The group will write a Literature review, which describes the problem domain with proper
problem definition, and a survey of existing work. The research topic of this literature review is
Web Mining and Content Analysis.
The sub-topics include: a. Crawling and indexing Web content; b. Web recommender
systems and algorithms; c. Summarization of Web data; d. Data, entity, event, and relationship
extraction; e. Knowledge acquisition and automatic construction of knowledge bases; f. Large-
scale graph analysis. Please pick one of them.
You should be looking at the proceedings of conferences such as WSDM, WWW, SIGIR,
ICDM, KDD, SIGMOD, VLDB, ICDE, … and at journals such as IEEE TKDE, Data Mining
and Knowledge Discovery Journal, Journal of Intelligent Information Systems, Intelligent Data
Analysis, World Wide Web, VLDB Journal, Knowledge and Information Systems and many
others. Most of these publications can be obtained through DBLP: https://dblp.uni-trier.
de/db/index.html. This is not meant to be a complete list or may not even be the most
important ones from your perspective. Please do your research and find the relevant papers to
your chosen topic. Our hope is that by the time you complete the project, you’ll have a good
idea of what the area is about and what the most important publications are.
The group project has 40% of the overall course mark. It could be undertaken individually, or
in a group with a maximum of 5 students. We will not check the number of group members
when assessing the final deliverable, i.e., size of a group will not affect the mark.

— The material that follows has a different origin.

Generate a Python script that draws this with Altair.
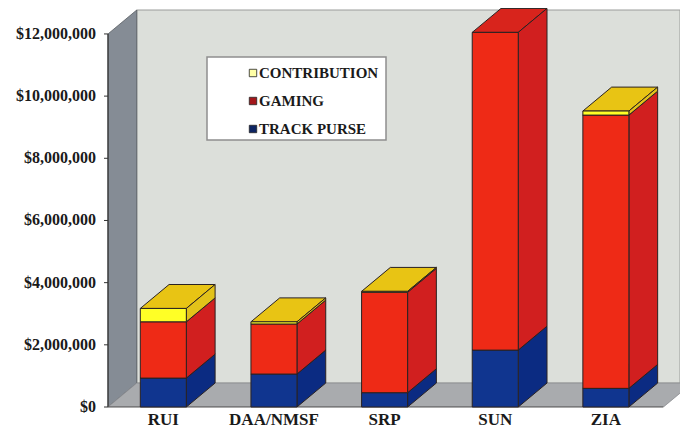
import json
import altair as alt
import pandas as pd

# ---------------- data ----------------
categories = ["RUI", "DAA/NMSF", "SRP", "SUN", "ZIA"]
series = ["TRACK PURSE", "GAMING", "CONTRIBUTION"]          # bottom -> top
track_purse = [930000, 1060000, 460000, 1830000, 600000]
gaming = [1810000, 1610000, 3230000, 10220000, 8790000]
contribution = [430000, 70000, 30000, 0, 130000]
y_ticks = [0, 2000000, 4000000, 6000000, 8000000, 10000000, 12000000]

front_colors = {"TRACK PURSE": "#10358f", "GAMING": "#ee2a16", "CONTRIBUTION": "#ffff26"}
side_colors = {"TRACK PURSE": "#0b2b82", "GAMING": "#d11f1f", "CONTRIBUTION": "#e2c21a"}
top_colors = {"TRACK PURSE": "#10358f", "GAMING": "#d8241c", "CONTRIBUTION": "#e8c414"}
legend_colors = {"CONTRIBUTION": "#ffffa6", "GAMING": "#a3171b", "TRACK PURSE": "#0d2462"}
legend_order = ["CONTRIBUTION", "GAMING", "TRACK PURSE"]

# ---------------- geometry (style) ----------------
HALF_W = 0.208          # half bar width in category units
DX = 0.26               # depth in category units
DY = 770000             # depth in value units
Y_TOP = 12000000
X_MAX = 5.17
FLOOR_END = 5.02
STROKE = "#2a2222"
SERIF = "Liberation Serif, Times New Roman, serif"

values = {"TRACK PURSE": track_purse, "GAMING": gaming, "CONTRIBUTION": contribution}

front_rows, side_rows, top_rows = [], [], []
for i, cat in enumerate(categories):
    cx = i + 0.5
    base = 0
    for s in series:
        v = values[s][i]
        y0, y1 = base, base + v
        base = y1
        if v <= 0:
            continue
        sid = f"{cat}-{s}"
        front_rows.append(dict(cat=cat, s=s, x=cx - HALF_W, x2=cx + HALF_W, y=y0, y2=y1,
                               c=front_colors[s]))
        side_rows += [
            dict(id=sid, x=cx + HALF_W, y=y0, y2=y1, c=side_colors[s]),
            dict(id=sid, x=cx + HALF_W + DX, y=y0 + DY, y2=y1 + DY, c=side_colors[s]),
        ]
        top_rows += [
            dict(id=sid, y=y1, x=cx - HALF_W, x2=cx + HALF_W, c=top_colors[s], k=len(top_rows)),
            dict(id=sid, y=y1 + DY, x=cx - HALF_W + DX, x2=cx + HALF_W + DX, c=top_colors[s], k=len(top_rows)),
        ]

front_df = pd.DataFrame(front_rows)
side_df = pd.DataFrame(side_rows)
top_df = pd.DataFrame(top_rows)

xs = alt.Scale(domain=[0, X_MAX], nice=False, zero=False)
ys = alt.Scale(domain=[0, Y_TOP + DY], nice=False)
X = lambda f: alt.X(f, type="quantitative", scale=xs, axis=None)
Y = lambda f: alt.Y(f, type="quantitative", scale=ys, axis=None)

# walls
left_wall = alt.Chart(pd.DataFrame([
    dict(x=0, y=0, y2=Y_TOP), dict(x=DX, y=DY, y2=Y_TOP + DY)])).mark_area(
    color="#858c95", stroke="#555a60", strokeWidth=0.8).encode(x=X("x"), y=Y("y"), y2="y2")
back_wall = alt.Chart(pd.DataFrame([dict(x=DX, x2=X_MAX, y=DY, y2=Y_TOP + DY)])).mark_rect(
    color="#dcdfda", stroke="#9a9c9a", strokeWidth=1).encode(x=X("x"), x2="x2", y=Y("y"), y2="y2")
floor = alt.Chart(pd.DataFrame([
    dict(y=0, x=0, x2=FLOOR_END), dict(y=DY, x=DX, x2=FLOOR_END + DX)])).mark_area(
    orient="horizontal", color="#a9abae", stroke="#8a8c8f", strokeWidth=0.8, clip=True).encode(
    y=Y("y"), x=X("x"), x2="x2")

# y axis drawn manually: line + ticks + labels
yaxis = alt.Chart(pd.DataFrame({"v": y_ticks})).mark_rule(color="#333", strokeWidth=1).encode(
    y=Y("v"), x=alt.value(-4), x2=alt.value(0))
yline = alt.Chart(pd.DataFrame([dict(y=0, y2=Y_TOP)])).mark_rule(color="#333", strokeWidth=1.2).encode(
    x=alt.value(0), y=Y("y"), y2="y2")
ylabels = alt.Chart(pd.DataFrame({"v": y_ticks})).transform_calculate(
    t="'$' + format(datum.v, ',')").mark_text(
    align="right", baseline="middle", font=SERIF, fontWeight="bold", fontSize=16,
    color="#1a1a1a", dx=-12).encode(y=Y("v"), x=alt.value(0), text="t:N")
xline = alt.Chart(pd.DataFrame([dict(x=0, x2=FLOOR_END)])).mark_rule(color="#555", strokeWidth=1).encode(
    x=X("x"), x2="x2", y=alt.value(397))
xlabels = alt.Chart(pd.DataFrame({"cat": categories, "i": [i + 0.5 for i in range(len(categories))]})).mark_text(
    baseline="middle", font=SERIF, fontWeight="bold", fontSize=17, color="#1a1a1a").encode(
    x=X("i"), y=alt.value(410), text="cat:N")

# bars
tops = alt.Chart(top_df).mark_area(orient="horizontal", stroke=STROKE, strokeWidth=1).encode(
    y=Y("y"), x=X("x"), x2="x2", detail="id:N", color=alt.Color("c:N", scale=None), order="k:Q")
sides = alt.Chart(side_df).mark_area(stroke=STROKE, strokeWidth=1).encode(
    x=X("x"), y=Y("y"), y2="y2", detail="id:N", color=alt.Color("c:N", scale=None))
fronts = alt.Chart(front_df).mark_rect(stroke=STROKE, strokeWidth=1).encode(
    x=X("x"), x2="x2", y=Y("y"), y2="y2", color=alt.Color("c:N", scale=None))

# legend (manual)
leg_box = alt.Chart(pd.DataFrame([{"a": 1}])).mark_rect(
    fill="white", stroke="#8f8f8f", strokeWidth=1.5).encode(
    x=alt.value(99), x2=alt.value(278), y=alt.value(47), y2=alt.value(130))
leg_df = pd.DataFrame({"s": legend_order, "c": [legend_colors[s] for s in legend_order],
                       "yy": [63, 91, 119]})
leg_sym = alt.Chart(leg_df).mark_square(size=55, stroke="#222", strokeWidth=0.8, opacity=1).encode(
    x=alt.value(145), y=alt.Y("yy:Q", scale=None), color=alt.Color("c:N", scale=None))
leg_txt = alt.Chart(leg_df).mark_text(
    align="left", baseline="middle", font=SERIF, fontWeight="bold", fontSize=15,
    color="#1a1a1a").encode(x=alt.value(151), y=alt.Y("yy:Q", scale=None), text="s:N")

chart = alt.layer(
    back_wall, left_wall, floor, yline, yaxis, ylabels, xline, xlabels,
    tops, sides, fronts, leg_box, leg_sym, leg_txt
).properties(
    width=572, height=397,
    autosize=alt.AutoSizeParams(type="none"),
    padding={"left": 100, "top": 2, "right": 0, "bottom": 28},
    background="white",
).configure_view(stroke=None)

chart.save("out.html", embed_options={"renderer": "svg", "actions": False})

The overall length will be between 15 to 20 pages using ACM Computer Survey submission
format (https://dl.acm.org/journal/csur/author-guidelines), without considering refer-
ences. No penalty for exceeding the upper limit. Wrong template will cause half mark
reduction on the final group project mark. For example, if you get 36 points out of 40,
but use wrong template, then your nal mark for group project is 18.
The end page before reference will list the contribution of each team members, we will
calculate the mark based on your reported contribution. Two examples here:
• Team A, 2 members, report is marked as 36. The provided contribution is A1:100%, and
A2:100%. Then A1 and A2 both get 36.
• Team B, 2 members, report us marked as 34. The provided contribution is B1:100%, and
B2:80%. Then B1 gets 34 and B2 gets 80% * 34 = 27.2.